Monday, February 9, 2009

Feeling It in Big Sur

Since I'm fairly obsessed with Clint Eastwood (see Gran Torino) and can't see any reason why everyone else wouldn't be, I thought I'd share this tidbit: Clint used to be the mayor of Carmel-by-the-Sea, California. This was in the '80s when Dirty Harry was pretty much the paradigm for cops across the country. As a result, nobody's stealing purses today in Carmel. 

Plus which it's pretty scenic with a goodly amount of diversions, like golf and whale-watching, so we left the wind and the rain in San Francisco on Friday night to find unexpectedly beautiful weather in Carmel on Saturday. 

We stayed at the Cypress Inn which is nice, particularly if you travel (as I do) with a pet dog. Cats aren't welcome, but dogs are pretty much insisted upon. In the lounges and bars of the hotel, about 25% of the crowd at any given time was canine and usually of a pretty aristocratic pedigree: great danes, standard poodles, English bulldogs.

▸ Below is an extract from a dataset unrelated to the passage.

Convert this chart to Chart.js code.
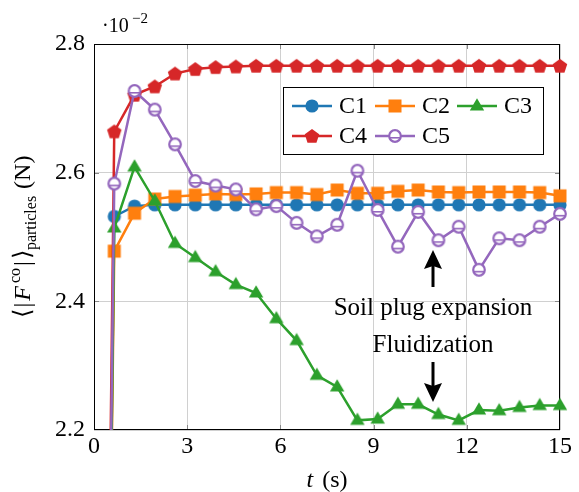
<!DOCTYPE html>
<html lang="en">
<head>
<meta charset="UTF-8">
<title>Contact force vs time</title>
<script src="https://cdn.jsdelivr.net/npm/chart.js@4.4.1/dist/chart.umd.min.js"></script>
<style>
  body { margin: 0; background: #fff; }
  #wrap { width: 579px; height: 492px; position: relative; }
</style>
</head>
<body>
<div id="wrap"><canvas id="forceChart"></canvas></div>
<script>
// time samples (s)
const times = [0, 0.652, 1.304, 1.957, 2.609, 3.261, 3.913, 4.565, 5.217, 5.870, 6.522, 7.174,
               7.826, 8.478, 9.130, 9.783, 10.435, 11.087, 11.739, 12.391, 13.043, 13.696, 14.348, 15];

// mean contact force, x 1e-2 N
const c1 = [0, 2.532, 2.548, 2.550, 2.550, 2.550, 2.550, 2.550, 2.550, 2.550, 2.550, 2.550,
            2.550, 2.550, 2.550, 2.550, 2.550, 2.550, 2.550, 2.550, 2.550, 2.550, 2.550, 2.550];
const c2 = [0, 2.478, 2.537, 2.559, 2.563, 2.565, 2.567, 2.566, 2.567, 2.569, 2.569, 2.566,
            2.573, 2.568, 2.568, 2.571, 2.573, 2.570, 2.569, 2.570, 2.570, 2.570, 2.569, 2.564];
const c3 = [0, 2.514, 2.609, 2.556, 2.490, 2.468, 2.446, 2.426, 2.413, 2.373, 2.339, 2.285,
            2.267, 2.215, 2.217, 2.240, 2.240, 2.224, 2.215, 2.231, 2.230, 2.235, 2.238, 2.238];
const c4 = [0, 2.664, 2.721, 2.734, 2.754, 2.761, 2.764, 2.765, 2.766, 2.766, 2.766, 2.766,
            2.766, 2.766, 2.766, 2.766, 2.766, 2.766, 2.766, 2.766, 2.766, 2.766, 2.766, 2.766];
const c5 = [0, 2.583, 2.727, 2.698, 2.644, 2.587, 2.580, 2.574, 2.543, 2.548, 2.522, 2.501,
            2.519, 2.603, 2.542, 2.485, 2.539, 2.495, 2.516, 2.449, 2.498, 2.495, 2.516, 2.536];

const seriesNames = ['C1', 'C2', 'C3', 'C4', 'C5'];
const xTicks = [0, 3, 6, 9, 12, 15];
const yTicks = [2.2, 2.4, 2.6, 2.8];

const colors = ['#1f77b4', '#ff7f0e', '#2ca02c', '#d62728', '#9467bd'];
const serif = '"Liberation Serif", "Times New Roman", serif';

// marker images
function makeMarker(draw) {
    const c = document.createElement('canvas');
    c.width = 20; c.height = 20;
    draw(c.getContext('2d'));
    return c;
}
const markers = [
    makeMarker(g => { g.fillStyle = colors[0]; g.beginPath(); g.arc(10, 10, 6.6, 0, Math.PI * 2); g.fill(); }),
    makeMarker(g => { g.fillStyle = colors[1]; g.fillRect(3.5, 3.5, 13, 13); }),
    makeMarker(g => {
        g.fillStyle = colors[2]; g.beginPath();
        g.moveTo(10, 2.2); g.lineTo(17.2, 14.6); g.lineTo(2.8, 14.6); g.closePath(); g.fill();
    }),
    makeMarker(g => {
        g.fillStyle = colors[3]; g.beginPath();
        for (let k = 0; k < 5; k++) {
            const a = -Math.PI / 2 + k * 2 * Math.PI / 5;
            const px = 10 + 7.6 * Math.cos(a), py = 10.6 + 7.6 * Math.sin(a);
            if (k === 0) g.moveTo(px, py); else g.lineTo(px, py);
        }
        g.closePath(); g.fill();
    }),
    makeMarker(g => {
        g.fillStyle = '#fff'; g.strokeStyle = colors[4]; g.lineWidth = 2.2;
        g.beginPath(); g.arc(10, 10, 5.8, 0, Math.PI * 2); g.fill(); g.stroke();
        g.lineWidth = 1.6; g.beginPath(); g.moveTo(4.6, 11.8); g.lineTo(15.4, 11.8); g.stroke();
    })
];

const allSeries = [c1, c2, c3, c4, c5];
const datasets = allSeries.map((vals, k) => ({
    label: seriesNames[k],
    data: times.map((t, i) => ({ x: t, y: vals[i] })),
    borderColor: colors[k],
    backgroundColor: colors[k],
    borderWidth: 2.5,
    pointStyle: markers[k],
    pointRadius: 6,
    pointHoverRadius: 6,
    tension: 0,
    fill: false,
    order: 5 - k,
    clip: { left: 12, right: 12, top: 12, bottom: 0 }
}));

const decor = {
    id: 'decor',
    beforeDatasetsDraw(chart) {
        const { ctx, chartArea: a, scales } = chart;
        ctx.save();
        ctx.strokeStyle = '#888'; ctx.lineWidth = 1;
        xTicks.slice(1, -1).forEach(v => {
            const px = Math.round(scales.x.getPixelForValue(v)) + 0.5;
            ctx.beginPath();
            ctx.moveTo(px, a.bottom); ctx.lineTo(px, a.bottom - 5);
            ctx.moveTo(px, a.top); ctx.lineTo(px, a.top + 5);
            ctx.stroke();
        });
        yTicks.slice(1, -1).forEach(v => {
            const py = Math.round(scales.y.getPixelForValue(v)) + 0.5;
            ctx.beginPath();
            ctx.moveTo(a.left, py); ctx.lineTo(a.left + 5, py);
            ctx.moveTo(a.right, py); ctx.lineTo(a.right - 5, py);
            ctx.stroke();
        });
        ctx.strokeStyle = '#000';
        ctx.strokeRect(a.left + 0.5, a.top + 0.5, a.right - a.left - 1, a.bottom - a.top - 1);
        ctx.restore();
    },
    afterDatasetsDraw(chart) {
        const ctx = chart.ctx;
        ctx.save();

        // legend
        ctx.fillStyle = '#fff'; ctx.strokeStyle = '#000'; ctx.lineWidth = 1;
        ctx.fillRect(283, 87, 261, 68);
        ctx.strokeRect(283.5, 87.5, 260, 67);
        const colX = [292, 375, 457], rowY = [106, 136];
        seriesNames.forEach((name, k) => {
            const x0 = colX[k % 3], y0 = rowY[Math.floor(k / 3)];
            ctx.strokeStyle = colors[k]; ctx.lineWidth = 2.5;
            ctx.beginPath(); ctx.moveTo(x0, y0); ctx.lineTo(x0 + 40, y0); ctx.stroke();
            ctx.drawImage(markers[k], x0 + 20 - 10, y0 - 10);
            ctx.fillStyle = '#000'; ctx.font = '24px ' + serif;
            ctx.textAlign = 'left'; ctx.textBaseline = 'alphabetic';
            ctx.fillText(name, x0 + 47, y0 + 6.5);
        });

        // annotations
        ctx.fillStyle = '#000'; ctx.strokeStyle = '#000';
        ctx.font = '25px ' + serif; ctx.textAlign = 'center';
        ctx.fillText('Soil plug expansion', 433, 315);
        ctx.fillText('Fluidization', 433, 352);
        ctx.lineWidth = 3;
        ctx.beginPath(); ctx.moveTo(433, 287); ctx.lineTo(433, 264); ctx.stroke();
        ctx.beginPath(); ctx.moveTo(433, 250); ctx.lineTo(442, 269); ctx.lineTo(433, 266); ctx.lineTo(424, 269); ctx.closePath(); ctx.fill();
        ctx.beginPath(); ctx.moveTo(433, 362); ctx.lineTo(433, 388); ctx.stroke();
        ctx.beginPath(); ctx.moveTo(433, 402); ctx.lineTo(442, 383); ctx.lineTo(433, 386); ctx.lineTo(424, 383); ctx.closePath(); ctx.fill();
        ctx.restore();
    },
    afterDraw(chart) {
        const ctx = chart.ctx;
        ctx.save();
        ctx.fillStyle = '#000'; ctx.textBaseline = 'alphabetic'; ctx.textAlign = 'left';

        // scale factor
        ctx.font = '20px ' + serif;
        ctx.fillText('\u00b710', 102, 32);
        ctx.font = '15px ' + serif;
        ctx.fillText('\u22122', 132, 23);

        // x title
        const xa = chart.chartArea;
        const xMid = (xa.left + xa.right) / 2;
        ctx.font = 'italic 24px ' + serif;
        const wt = ctx.measureText('t').width;
        ctx.font = '24px ' + serif;
        const ws = ctx.measureText(' (s)').width;
        let x = xMid - (wt + ws + 3) / 2;
        ctx.font = 'italic 24px ' + serif; ctx.fillText('t', x, 487);
        ctx.font = '24px ' + serif; ctx.fillText(' (s)', x + wt + 3, 487);

        // y title
        const big = '24px ' + serif, it = 'italic 24px ' + serif, small = '16px ' + serif;
        const parts = [
            { t: '\u27e8', f: big, dy: 0, gap: 2 },
            { t: '|', f: big, dy: 0, gap: 2 },
            { t: 'F', f: it, dy: 0, gap: 3 },
            { t: 'co', f: small, dy: -10, gap: 2 },
            { t: '|', f: big, dy: 0, gap: 2 },
            { t: '\u27e9', f: big, dy: 0, gap: 0 },
            { t: 'particles', f: small, dy: 6, gap: 7 },
            { t: '(N)', f: big, dy: 0, gap: 0 }
        ];
        let total = 0;
        parts.forEach(p => { ctx.font = p.f; p.w = ctx.measureText(p.t).width; total += p.w + p.gap; });
        ctx.translate(30, (xa.top + xa.bottom) / 2);
        ctx.rotate(-Math.PI / 2);
        let px = -total / 2;
        parts.forEach(p => { ctx.font = p.f; ctx.fillText(p.t, px, p.dy); px += p.w + p.gap; });
        ctx.restore();
    }
};

new Chart(document.getElementById('forceChart'), {
    type: 'line',
    data: { datasets: datasets },
    options: {
        responsive: true,
        maintainAspectRatio: false,
        animation: false,
        events: [],
        layout: { padding: { left: 0, right: 19, top: 44, bottom: 0 } },
        plugins: { legend: { display: false }, tooltip: { enabled: false } },
        scales: {
            x: {
                type: 'linear', min: 0, max: 15,
                afterBuildTicks: s => { s.ticks = xTicks.map(v => ({ value: v })); },
                ticks: { color: '#000', font: { family: serif, size: 24 }, padding: 2, maxRotation: 0 },
                grid: { color: '#d0d0d0', drawTicks: false },
                border: { display: false },
                afterFit: s => { s.height = 62; }
            },
            y: {
                type: 'linear', min: 2.2, max: 2.8,
                afterBuildTicks: s => { s.ticks = yTicks.map(v => ({ value: v })); },
                ticks: { color: '#000', font: { family: serif, size: 24 }, padding: 9,
                         callback: v => v.toFixed(1) },
                grid: { color: '#d0d0d0', drawTicks: false },
                border: { display: false },
                afterFit: s => { s.width = 94; }
            }
        }
    },
    plugins: [decor]
});
</script>
</body>
</html>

The scene at the Cypress Inn is, like much of Carmel, pretty swinging for 50+ empty nesters who treat their dogs like human children, so be sure to check that out if I've just painted out a pastel of your particular fetish. (Don't forget to bring your dogs papers as the 'show quality' of your dog will certainly come up within the first 30 seconds of conversation with anybody and determine your own quality.)

Like I said the weather was beautiful on Saturday, so we headed down Route 1 south to Big Sur and had a pretty quintessential California kind of day. The surf was up and we were treated to soaring vistas with crashing waves all day long. We had artichokes and white wine for lunch and spent the afternoon hiking at Garrapata State Park, which I highly recommend for anyone planning a visit. 

The beach is spectacular particularly in what seemed like big surf. I wouldn't say I'm good at estimating wave height, but these were at least in the 15-20 foot range consistently, with the occasional monster being much larger and soaking the unwary and nearly sweeping our little dog out to a watery death. 

All along the beach, there's a 50 foot cliff separating the sand from the headlands above and several creeks make small waterfalls and pools as they tumble down towards the sea. Callow lilies were blooming along these streams and at the end of the day, with the sun lighting up the sea like a plain of molten gold we saw two gray whales making their way up the coast from Mexico.